Von Peter Kratky General Manager, European Channels Group – Germany
Am 22.10.1938 war es endlich soweit: in einem eigens im New Yorker Viertel Astoria angemieteten Zimmer (seine Schwiegermutter hatte die heimischen Experimente mit Schwefel satt und drohte mit dem Nudelholz) gelang Chester Carlson die erste Fotokopie der Welt. Wie viele andere geniale Erfindungen wurde auch dieser technische Meilenstein aus der Not geboren. Vier Jahre zuvor, im Sommer 1933, hatte Carlson als Folge der Wirtschaftskrise seinen Job in der Patentabteilung der Bell Telephone Laboratories verloren und begab sich verzweifelt auf die Suche nach einer neuen Stelle. Fündig wurde er nach einigen Wochen bei P.R. Mallory, einem Hersteller von elektrischen und elektronischen Bauteilen, der ihm ebenfalls eine Stelle in der Patentabteilung anbot. Da die dortige Arbeit zu einem großen Teil darin bestand, unzählige Texte und Zeichnungen mühsam mit Schreibmaschine und Kohlepapier oder mittels aufwändiger fotografischer Verfahren zu kopieren, fragte sich Carlson, ob es nicht einen eleganteren Weg geben könnte und begann zu recherchieren.

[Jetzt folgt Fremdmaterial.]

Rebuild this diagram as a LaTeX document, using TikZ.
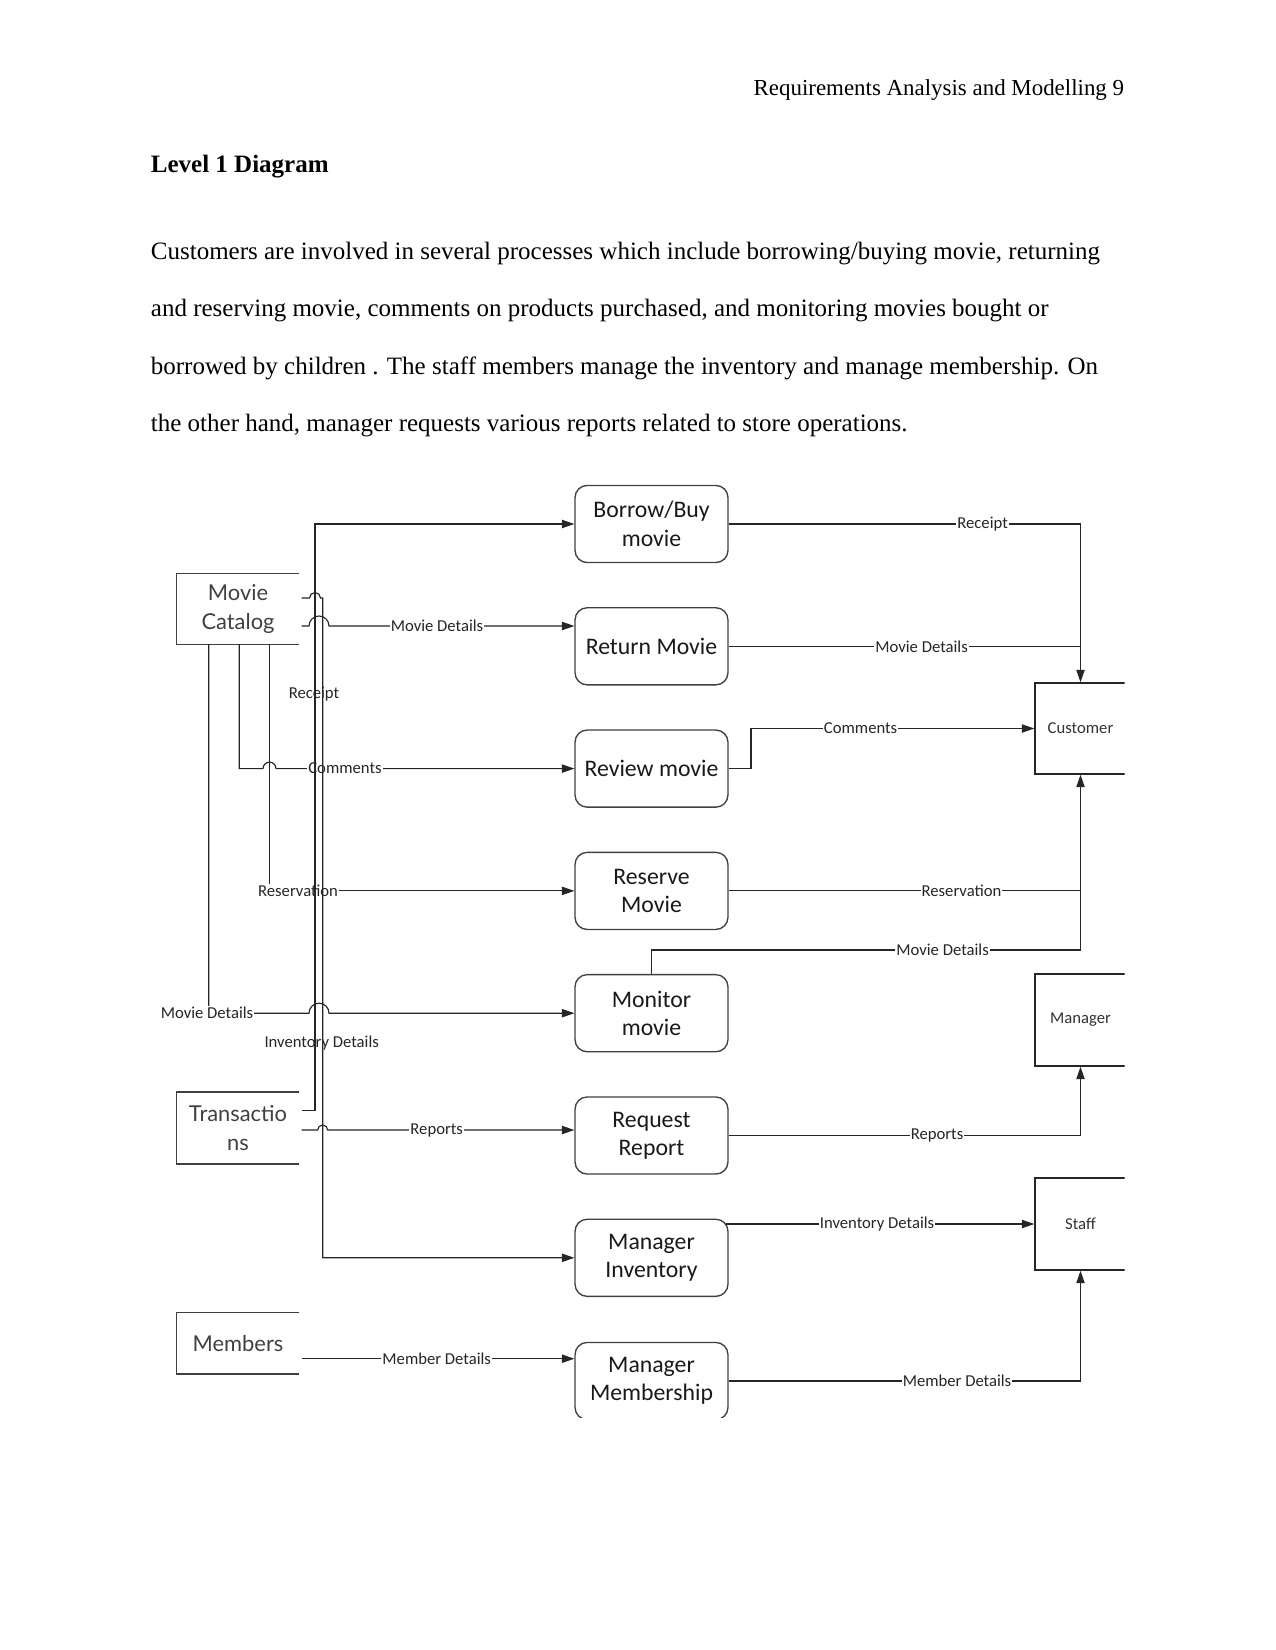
\documentclass[tikz,border=0pt]{standalone}
\usepackage{fontspec}
\setmainfont{Liberation Serif}
\newfontfamily\dgfont{Carlito}
\newfontfamily\dsfont{Lato}
\usetikzlibrary{arrows.meta,calc}
\begin{document}
\begin{tikzpicture}[x=0.48pt,y=-0.48pt,
  proc/.style={draw=black!75, line width=0.65pt, rounded corners=5.8pt,
    minimum width=73.4pt, minimum height=37pt, align=center, inner sep=0pt,
    font=\dgfont\fontsize{11.4}{13.6}\selectfont, text=black!90},
  store/.style={minimum width=58.6pt, inner sep=0pt, align=center,
    font=\dsfont\fontsize{10.5}{13.6}\selectfont, text=black!75},
  storeline/.style={draw=black!75, line width=0.65pt},
  ext/.style={draw=black!85, line width=0.65pt, minimum width=43.7pt, inner sep=0pt,
    font=\dgfont\fontsize{8}{9.6}\selectfont, text=black!80},
  flow/.style={draw=black!85, line width=0.55pt, -{Triangle[length=6pt,width=4pt]}},
  plainflow/.style={draw=black!85, line width=0.55pt},
  lbl/.style={font=\dgfont\fontsize{8}{9.6}\selectfont, fill=white, inner sep=0.5pt, text=black!85},
  vlbl/.style={font=\dgfont\fontsize{8}{9.6}\selectfont, inner sep=0.5pt, text=black!85},
  body/.style={anchor=base west, inner sep=0pt, font=\fontsize{12}{14}\selectfont},
]
\useasboundingbox (0,0) rectangle (1275,1650);

% ---- page text ----
\node[anchor=base east, inner sep=0pt, font=\fontsize{11}{13}\selectfont] (hdr) at (1124.5,95.5) {Requirements Analysis and Modelling 9};
\node[body, font=\fontsize{12}{14}\selectfont\bfseries] (ttl) at (150.5,172.5) {Level 1 Diagram};
\node[body] (l1) at (150.5,259.8) {Customers are involved in several processes which include borrowing/buying movie, returning};
\node[body] (l2) at (150.5,316.8) {and reserving movie, comments on products purchased, and monitoring movies bought or};
\node[body] (l3) at (150.5,374.2) {borrowed by children . The staff members manage the inventory and manage membership. On};
\node[body] (l4) at (150.5,431.3) {the other hand, manager requests various reports related to store operations.};

\begin{scope}
\clip (140,450) rectangle (1124.6,1417);

% ---- processes ----
\node[proc] (p1) at (651.5,524.0) {Borrow/Buy\\movie};
\node[proc] (p2) at (651.5,646.3) {Return Movie};
\node[proc] (p3) at (651.5,768.6) {Review movie};
\node[proc] (p4) at (651.5,890.9) {Reserve\\Movie};
\node[proc] (p5) at (651.5,1013.2) {Monitor\\movie};
\node[proc] (p6) at (651.5,1135.5) {Request\\Report};
\node[proc] (p7) at (651.5,1257.8) {Manager\\Inventory};
\node[proc] (p8) at (651.5,1381.0) {Manager\\Membership};

% ---- data stores ----
\node[store, minimum height=33.6pt] (mc) at (238,609) {Movie\\Catalog};
\node[store, minimum height=34.3pt] (tr) at (238,1128) {Transactio\\ns};
\node[store, minimum height=29.3pt] (me) at (238,1343.2) {Members};
\foreach \s in {mc,tr,me}
  \draw[storeline] (\s.north east) -- (\s.north west) -- (\s.south west) -- (\s.south east);

% ---- external entities ----
\node[ext, minimum height=43.7pt] (cust) at (1080.5,728.5) {Customer};
\node[ext, minimum height=44.2pt] (mgr) at (1080.5,1020) {Manager};
\node[ext, minimum height=44.2pt] (staff) at (1080.5,1224) {Staff};

% ---- named free ends ----
\coordinate (mcA) at (301.7,598);
\coordinate (mcB) at (301.7,626);
\coordinate (mcD1) at (208.7,644);
\coordinate (mcD2) at (239.3,644);
\coordinate (mcD3) at (269.3,644);
\coordinate (trA) at (301.7,1110.7);
\coordinate (trB) at (301.7,1130);
\coordinate (meA) at (301.7,1358.7);
\coordinate (p7r) at (725.5,1224);

% ---- right side flows ----
\draw[flow] (p1.east) -| (cust.north);
\node[lbl] at (982.6,524) {Receipt};
\draw[plainflow] (p2.east) -- (cust.north |- p2.east);
\node[lbl] at (921.6,646.3) {Movie Details};
\draw[flow] (p3.east) -- (751,768.6) |- (cust.west);
\node[lbl] at (860.6,728.5) {Comments};
\draw[plainflow] (p4.east) -- (cust.south |- p4.east);
\node[lbl] at (961.5,890.9) {Reservation};
\draw[flow] (p5.north) -- (651.5,950) -| (cust.south);
\node[lbl] at (942.6,950) {Movie Details};
\draw[flow] (p6.east) -| (mgr.south);
\node[lbl] at (937,1135.5) {Reports};
\draw[flow] (p7r) -- (staff.west);
\node[lbl] at (877,1224) {Inventory Details};
\draw[flow] (p8.east) -| (staff.south);
\node[lbl] at (957,1381) {Member Details};

% ---- left side flows ----
\draw[flow] (mcB) -- (309,626) arc[start angle=180,end angle=360,radius=10] -- (p2.west |- mcB);
\node[lbl] at (437,626) {Movie Details};
\draw[flow] (mcD2) -- (239.3,768.6) -- (263,768.6) arc[start angle=180,end angle=360,radius=6.5] -- (p3.west);
\node[lbl] at (345,768.6) {Comments};
\draw[flow] (mcD3) |- (p4.west);
\node[lbl] at (298,890.9) {Reservation};
\draw[flow] (mcD1) -- (208.7,1013.2) -- (309,1013.2) arc[start angle=180,end angle=360,radius=10] -- (p5.west);
\node[lbl] at (207,1012.5) {Movie Details};
\draw[flow] (trB) -- (317.7,1130) arc[start angle=180,end angle=360,radius=5] -- (p6.west |- trB);
\node[lbl] at (436.7,1130) {Reports};
\draw[flow] (meA) -- (p8.west |- meA);
\node[lbl] at (436.7,1358.7) {Member Details};

% vertical trunk lines drawn last (they show through the labels)
\draw[flow] (trA) -- (315,1110.7) |- (p1.west);
\node[vlbl] at (314,694) {Receipt};
\draw[flow] (mcA) -- (309.5,598) arc[start angle=180,end angle=360,radius=5.5] -- (322.7,598) |- (p7.west);
\node[vlbl] at (321.7,1042.7) {Inventory Details};
\end{scope}
\end{tikzpicture}
\end{document}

Es vergingen lange, fruchtlose Monate, bis er in einer öffentlichen Bücherei endlich auf den entscheidenden Hinweis stieß: den Einfluss von Licht auf die elektrischen Eigenschaften bestimmter Materialien. In Carlson reifte so der Plan, durch Lichteinwirkung auf einen geeigneten Stoff Elektrizität erzeugen und diese zur Erzeugung von Kopien nutzen. Die ersten Versuche scheiterten kläglich, doch am besagten 22. Oktober führte eine heute etwas seltsam anmutende Versuchsanordnung, die im Wesentlichen aus einer schwefelbeschichteten Zinkplatte, einem Taschentuch und aus einem traditionell zur Behandlung von Hautkrankheiten verwendeten Moosgewächs bestand, zum Erfolg, der in der obigen Abbildung festgehalten ist.
Es sollten allerdings noch viele weitere Jahre vergehen, bis ein kleines Unternehmen namens Haloid das ganze Potenzial der von Carlson unter dem Namen „Electrophotography“ patentierten Erfindung erkannte. Dass dieses kleine Unternehmen das Verfahren dann in „Xerography“ umbenannte und sich aufgrund des Erfolgs der neuen Wundertechnik Ende der 50er Jahre gleich selbst den Namen Xerox gab, ist dann das Verdienst eines des Altgriechischen mächtigen Hochschullehrers: xeros=trocken; graphoin=schreiben.